++++ Data shown ++++
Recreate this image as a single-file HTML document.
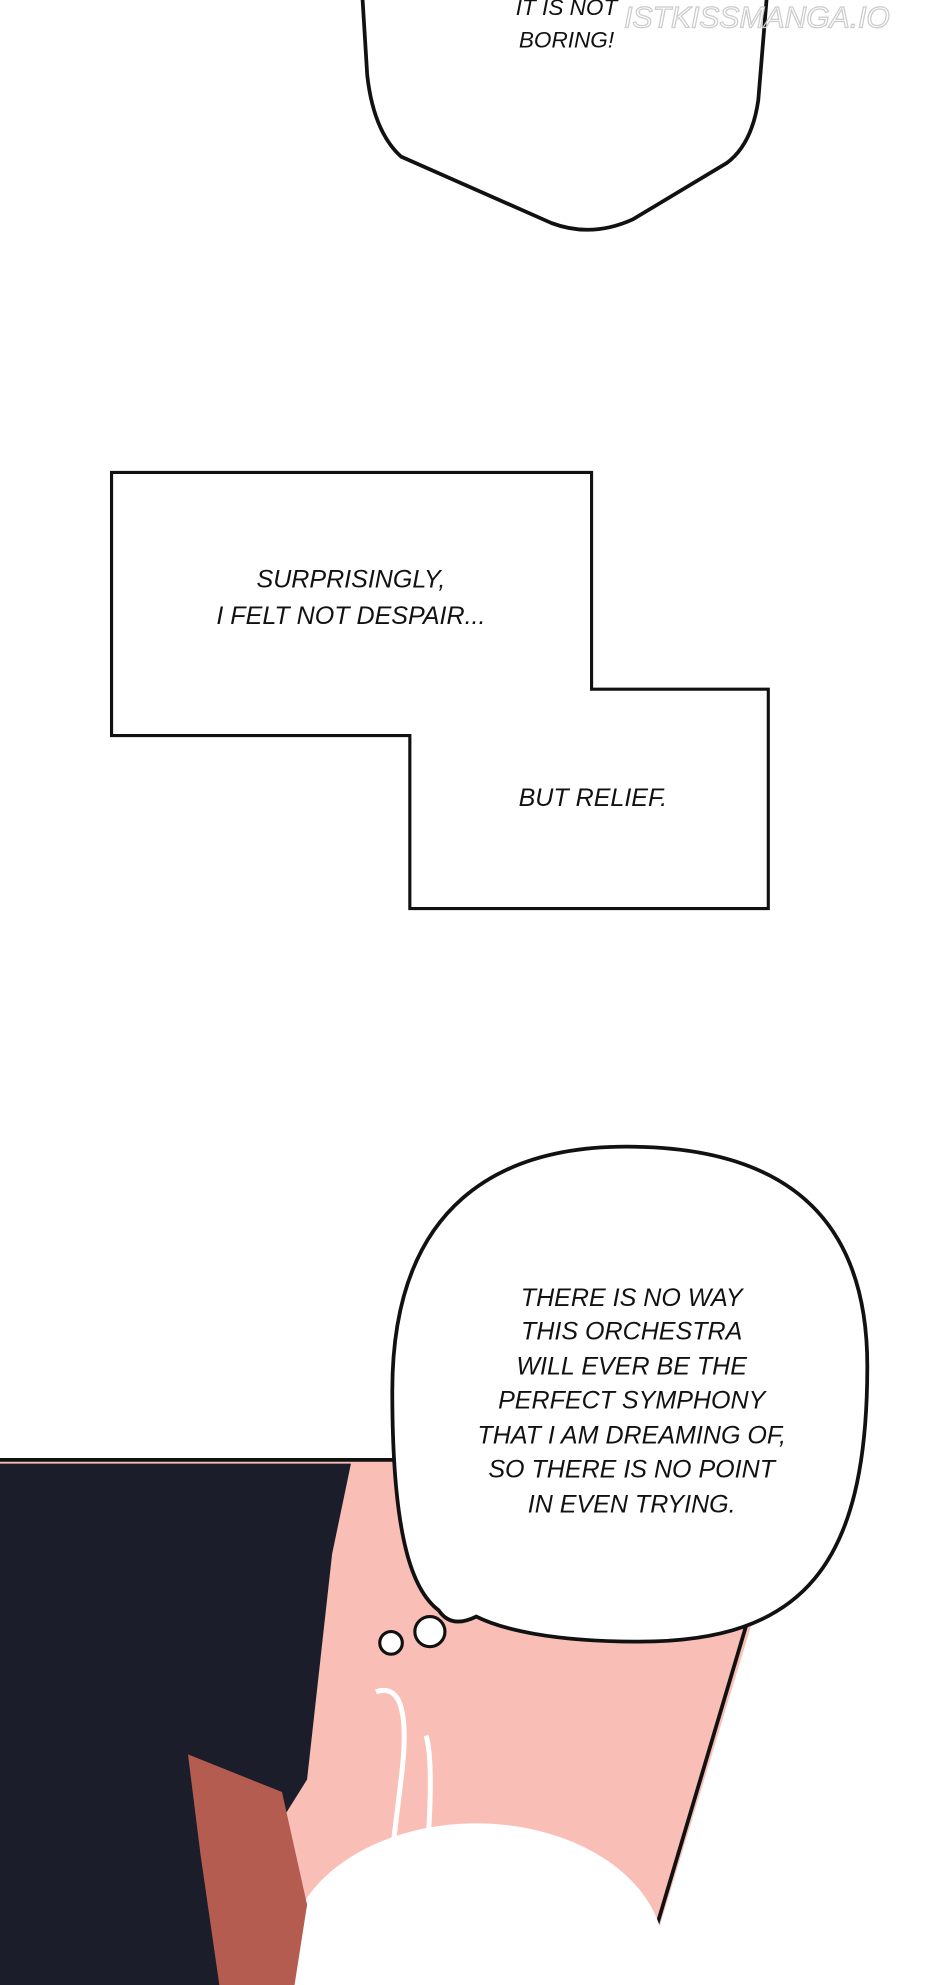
<!DOCTYPE html>
<html><head><meta charset="utf-8"><style>
html,body{margin:0;padding:0;background:#fff;width:940px;height:1985px;overflow:hidden;}
svg{display:block;}
text{font-family:"Liberation Sans",sans-serif;font-style:italic;fill:#111;}
</style></head><body>
<svg width="940" height="1985" viewBox="0 0 750 1584" preserveAspectRatio="none" xmlns="http://www.w3.org/2000/svg">
<rect width="750" height="1584" fill="#fff"/>
<path d="M289,-5 L293,60 Q298,105 320,125 L440,178 Q472,190 505,175 L580,130 Q600,115 605,80 L612,-5" fill="#fff" stroke="#111" stroke-width="3"/>
<text x="452" y="12" font-size="18" text-anchor="middle">IT IS NOT</text>
<text x="452" y="38" font-size="18" text-anchor="middle">BORING!</text>
<text x="604" y="22" font-size="24" text-anchor="middle" stroke="#ccc" stroke-width="1" style="fill:none">ISTKISSMANGA.IO</text>
<path d="M89,377 L472,377 L472,550 L613,550 L613,725 L327,725 L327,587 L89,587 Z" fill="#fff" stroke="#111" stroke-width="2.5"/>
<text x="280" y="469" font-size="20" text-anchor="middle">SURPRISINGLY,</text>
<text x="280" y="498" font-size="20" text-anchor="middle">I FELT NOT DESPAIR...</text>
<text x="473" y="643" font-size="20" text-anchor="middle">BUT RELIEF.</text>
<rect x="0" y="1165" width="600" height="420" fill="#f9beb6"/>
<path d="M598,1165 L600,1295 L512,1584 L750,1584 L750,1165 Z" fill="#fff"/>
<line x1="0" y1="1165" x2="320" y2="1165" stroke="#111" stroke-width="3"/>
<line x1="596" y1="1295" x2="510" y2="1584" stroke="#111" stroke-width="3"/>
<ellipse cx="380" cy="1560" rx="150" ry="105" fill="#fff"/>
<path d="M0,1168 L280,1168 L265,1240 L245,1420 L220,1460 L245,1520 L230,1584 L0,1584 Z" fill="#1c1d2a"/>
<path d="M150,1400 L225,1430 L245,1520 L235,1584 L175,1584 L160,1480 Z" fill="#b55c50"/>
<path d="M300,1350 Q330,1340 320,1420 L300,1584" fill="none" stroke="#fff" stroke-width="4"/>
<path d="M340,1385 Q350,1420 330,1584" fill="none" stroke="#fff" stroke-width="4"/>
<path d="M500,915 C600,915 692,950 692,1090 C692,1250 640,1310 510,1310 C440,1310 400,1300 380,1290 Q360,1300 350,1285 C330,1270 313,1230 313,1110 C313,960 400,915 500,915 Z" fill="#fff" stroke="#111" stroke-width="3"/>
<circle cx="312" cy="1311" r="9" fill="#fff" stroke="#111" stroke-width="2.5"/>
<circle cx="343" cy="1302" r="12" fill="#fff" stroke="#111" stroke-width="2.5"/>
<g font-size="20" text-anchor="middle">
<text x="504" y="1042">THERE IS NO WAY</text>
<text x="504" y="1069">THIS ORCHESTRA</text>
<text x="504" y="1097">WILL EVER BE THE</text>
<text x="504" y="1124">PERFECT SYMPHONY</text>
<text x="504" y="1152">THAT I AM DREAMING OF,</text>
<text x="504" y="1179">SO THERE IS NO POINT</text>
<text x="504" y="1207">IN EVEN TRYING.</text>
</g>
</svg>
</body></html>
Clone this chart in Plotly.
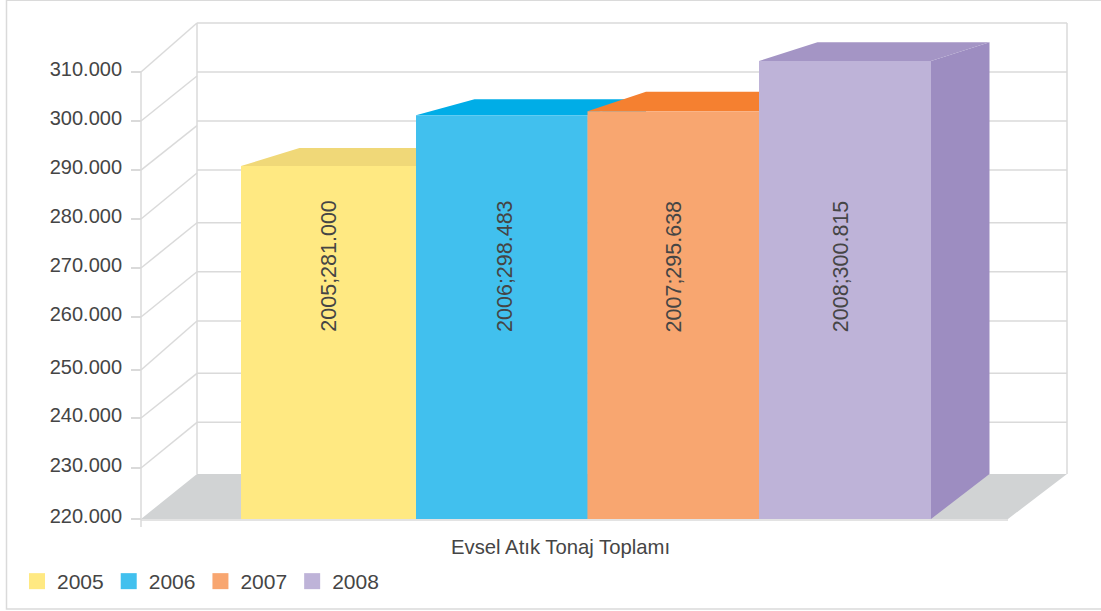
++++
What to produce — Leave the pictures out and print the records above exactly as they stand.

Answer to the problem —
Recreate this image as a single-file HTML document.
<!DOCTYPE html>
<html><head><meta charset="utf-8"><style>
html,body{margin:0;padding:0;background:#fff;width:940px;height:1985px;overflow:hidden;}
svg{display:block;}
text{font-family:"Liberation Sans",sans-serif;font-style:italic;fill:#111;}
</style></head><body>
<svg width="940" height="1985" viewBox="0 0 750 1584" preserveAspectRatio="none" xmlns="http://www.w3.org/2000/svg">
<rect width="750" height="1584" fill="#fff"/>
<path d="M289,-5 L293,60 Q298,105 320,125 L440,178 Q472,190 505,175 L580,130 Q600,115 605,80 L612,-5" fill="#fff" stroke="#111" stroke-width="3"/>
<text x="452" y="12" font-size="18" text-anchor="middle">IT IS NOT</text>
<text x="452" y="38" font-size="18" text-anchor="middle">BORING!</text>
<text x="604" y="22" font-size="24" text-anchor="middle" stroke="#ccc" stroke-width="1" style="fill:none">ISTKISSMANGA.IO</text>
<path d="M89,377 L472,377 L472,550 L613,550 L613,725 L327,725 L327,587 L89,587 Z" fill="#fff" stroke="#111" stroke-width="2.5"/>
<text x="280" y="469" font-size="20" text-anchor="middle">SURPRISINGLY,</text>
<text x="280" y="498" font-size="20" text-anchor="middle">I FELT NOT DESPAIR...</text>
<text x="473" y="643" font-size="20" text-anchor="middle">BUT RELIEF.</text>
<rect x="0" y="1165" width="600" height="420" fill="#f9beb6"/>
<path d="M598,1165 L600,1295 L512,1584 L750,1584 L750,1165 Z" fill="#fff"/>
<line x1="0" y1="1165" x2="320" y2="1165" stroke="#111" stroke-width="3"/>
<line x1="596" y1="1295" x2="510" y2="1584" stroke="#111" stroke-width="3"/>
<ellipse cx="380" cy="1560" rx="150" ry="105" fill="#fff"/>
<path d="M0,1168 L280,1168 L265,1240 L245,1420 L220,1460 L245,1520 L230,1584 L0,1584 Z" fill="#1c1d2a"/>
<path d="M150,1400 L225,1430 L245,1520 L235,1584 L175,1584 L160,1480 Z" fill="#b55c50"/>
<path d="M300,1350 Q330,1340 320,1420 L300,1584" fill="none" stroke="#fff" stroke-width="4"/>
<path d="M340,1385 Q350,1420 330,1584" fill="none" stroke="#fff" stroke-width="4"/>
<path d="M500,915 C600,915 692,950 692,1090 C692,1250 640,1310 510,1310 C440,1310 400,1300 380,1290 Q360,1300 350,1285 C330,1270 313,1230 313,1110 C313,960 400,915 500,915 Z" fill="#fff" stroke="#111" stroke-width="3"/>
<circle cx="312" cy="1311" r="9" fill="#fff" stroke="#111" stroke-width="2.5"/>
<circle cx="343" cy="1302" r="12" fill="#fff" stroke="#111" stroke-width="2.5"/>
<g font-size="20" text-anchor="middle">
<text x="504" y="1042">THERE IS NO WAY</text>
<text x="504" y="1069">THIS ORCHESTRA</text>
<text x="504" y="1097">WILL EVER BE THE</text>
<text x="504" y="1124">PERFECT SYMPHONY</text>
<text x="504" y="1152">THAT I AM DREAMING OF,</text>
<text x="504" y="1179">SO THERE IS NO POINT</text>
<text x="504" y="1207">IN EVEN TRYING.</text>
</g>
</svg>
</body></html>
Clone this chart in Plotly.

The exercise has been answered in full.